Jun 30, 2022 - Sale 2611

Sale 2611 - Lot 280

Price Realized: $ 23,750
?Final Price Realized includes Buyer’s Premium added to Hammer Price
Estimate: $ 25,000 - $ 35,000
REGINALD MARSH
Bathers at Coney Island.

Tempera on illustration board, 1951. 402x505 mm; 15 7/8x20 inches. Signed and dated in tempera, lower right recto.

Provenance: Frank K.M. Rehn Galleries, New York; The Fox Gallery, April 1976; private collection, New York; thence by descent to current owner, private collection, New York.

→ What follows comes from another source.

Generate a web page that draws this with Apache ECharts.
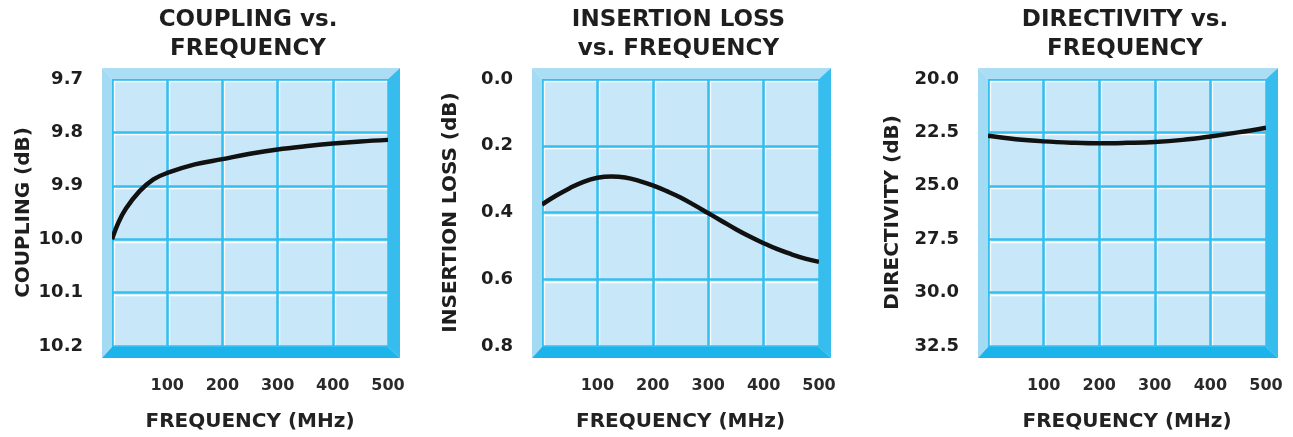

Born in Paris, the second son in a well-to-do family, Marsh (1898-1954) attended Yale University and then moved to New York where, during the early 1920s, he worked as an illustrator and took classes at the Art Students League. Marsh was equally influenced by his art teachers in New York, notably John Sloan (1871-1951), as well as American Regionalists like Thomas Hart Benton (1889-1975) and Old Masters such as Rubens, Titian and Tintoretto. He wholly rejected the avant-garde artistic movements gaining strength in America at the time—Cubism, Surrealism, Abstraction. Instead he pursued a style that is best summed up as modern social realism: depictions of everyday life in New York, Coney Island beach scenes, vaudeville and burlesque women, the jobless on the streets of New York and the railroad yards and freight trains in New York and New Jersey.

Throughout his career, Marsh returned to the subject of Coney Island and its revelers. He stated: "I like to go to Coney Island because of the sea, the open air, and the crowds—crowds of people in all directions, in all positions, without clothing, moving—like the great compositions of Michelangelo and Rubens."